I closed my eyes, I took a deep breath in, and I felt that moment. I leaned into the anxiety, I thought about a situation I am currently dealing with that was leading to the fear that was driving the emotion, and again, I sat. I stayed in that moment for about ten minutes. In that time, I validated the feeling, analysed the feeling, I examined my thinking that was leading to the feeling, and all of a sudden, an insight came. It was a different way to look at the situation, and immediately the anxiety was gone. I have to be honest, it was replaced with other emotions, one was peace, the other was anger. Not bad anger, but empowered anger that represented me taking back my power in the situation.

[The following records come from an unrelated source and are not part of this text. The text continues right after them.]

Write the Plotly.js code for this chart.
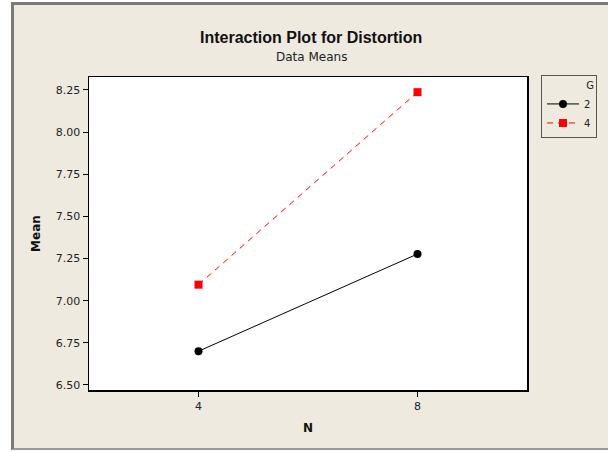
<!DOCTYPE html>
<html>
<head>
<meta charset="utf-8">
<script src="https://cdn.plot.ly/plotly-3.0.1.min.js"></script>
<style>
  html, body { margin: 0; padding: 0; background: #ffffff; width: 608px; height: 452px; overflow: hidden; }
  #frame { position: absolute; left: 11px; top: 2px; width: 597px; height: 448px;
           border-left: 3px solid #7a7a7a; border-top: 3px solid #7a7a7a; border-bottom: 2px solid #9a9a9a;
           box-sizing: border-box; background: #EEEAE0; }
  #chart { width: 594px; height: 443px; }
</style>
</head>
<body>
<div id="frame"><div id="chart"></div></div>
<script>
const nLevels = [4, 8];
const groupNames = ['2', '4'];
const meansG2 = [6.70, 7.277];
const meansG4 = [7.095, 8.237];
const yTicks = [6.50, 6.75, 7.00, 7.25, 7.50, 7.75, 8.00, 8.25];
const yTickText = ['6.50', '6.75', '7.00', '7.25', '7.50', '7.75', '8.00', '8.25'];

const font = 'Tahoma, "DejaVu Sans", "Liberation Sans", sans-serif';
const titleFont = '"Liberation Sans", Arial, sans-serif';

const traces = [
  { x: nLevels, y: meansG2, name: groupNames[0], type: 'scatter', mode: 'lines+markers',
    line: { color: '#000000', width: 1 }, marker: { symbol: 'circle', size: 8, color: '#000000' } },
  { x: nLevels, y: meansG4, name: groupNames[1], type: 'scatter', mode: 'lines+markers',
    line: { color: '#ff0000', width: 1, dash: '6px,5px' }, marker: { symbol: 'square', size: 8, color: '#ff0000' } }
];

const layout = {
  width: 594, height: 443,
  margin: { l: 75, r: 81, t: 72, b: 58, autoexpand: false },
  paper_bgcolor: '#EEEAE0', plot_bgcolor: '#ffffff',
  font: { family: font, color: '#222222', size: 11 },
  showlegend: true,
  legend: {
    x: 1.032, y: 1.005, xanchor: 'left', yanchor: 'top',
    bgcolor: '#EEEAE0', bordercolor: '#555555', borderwidth: 1,
    font: { family: font, size: 10, color: '#222222' },
    title: { text: 'G', side: 'top right', font: { family: font, size: 10, color: '#222222' } },
    itemwidth: 32, tracegroupgap: 0
  },
  xaxis: {
    range: [2, 10], tickvals: nLevels, ticktext: nLevels.map(String),
    showgrid: false, zeroline: false, showline: true, mirror: true, linecolor: '#000000', linewidth: 1.5,
    ticks: 'outside', ticklen: 5, tickcolor: '#000000', tickfont: { size: 11, color: '#222222' },
    title: { text: '<b>N</b>', font: { size: 12, color: '#111111' }, standoff: 12 }
  },
  yaxis: {
    range: [6.47, 8.327], tickvals: yTicks, ticktext: yTickText,
    showgrid: false, zeroline: false, showline: true, mirror: true, linecolor: '#000000', linewidth: 1.5,
    ticks: 'outside', ticklen: 5, tickcolor: '#000000', tickfont: { size: 11, color: '#222222' },
    title: { text: '<b>Mean</b>', font: { size: 12, color: '#111111' }, standoff: 12 }
  },
  annotations: [
    { text: '<b>Interaction Plot for Distortion</b>', xref: 'paper', yref: 'paper', x: 0.507, y: 1, yshift: 40,
      xanchor: 'center', yanchor: 'middle', showarrow: false, font: { family: titleFont, size: 16, color: '#111111' } },
    { text: 'Data Means', xref: 'paper', yref: 'paper', x: 0.507, y: 1, yshift: 20,
      xanchor: 'center', yanchor: 'middle', showarrow: false, font: { size: 12, color: '#222222' } }
  ]
};

Plotly.newPlot('chart', traces, layout, { displayModeBar: false, staticPlot: true });
</script>
</body>
</html>
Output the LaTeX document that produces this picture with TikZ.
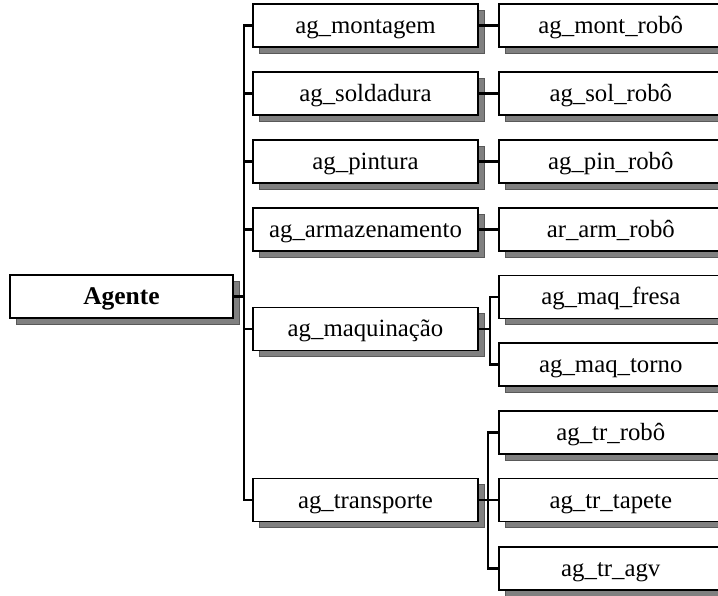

I walked home, and I was very grateful for Shane, and the suggestion to feel the moment. This strategy is not just good for moments when there is fear, anxiety, and resentment. It is also great to feel the moments of joy, gratitude, love, and happiness. To sit with all feelings helps to understand them, embrace them, learn from them, and be able to either keep them, or move through them, as the case may be.
So, as you are reading this blog, I want to encourage you to think of an emotion that you may have buried. One that hurts. Maybe a conflict with someone, a feeling of lack, anger at a certain situation, a comment someone made to you, fear of taking the next step in an area of your life, or anything else. Just know, if you continue to ignore it, stuff it, or mask it, there will be an explosion at some point, leaving a trail of destruction in its wake. Now is the time to feel the moment. Take yourself somewhere peaceful and sit with the feeling. Lean into it, learn from it, process it, and then move through it. Trust me, you will feel so much better as a result.
My other podcast this week is called Mena-power with Natalie Moore. It is an awesome conversation about the feelings associated with menstrual cycles and menopause. It is important to feel the moments, even those affected by our hormones. The more we do, the more we will be able to move through them, with joy, wisdom, and gratitude. Today, test the theory, when you experience any type of emotion, feel the moment.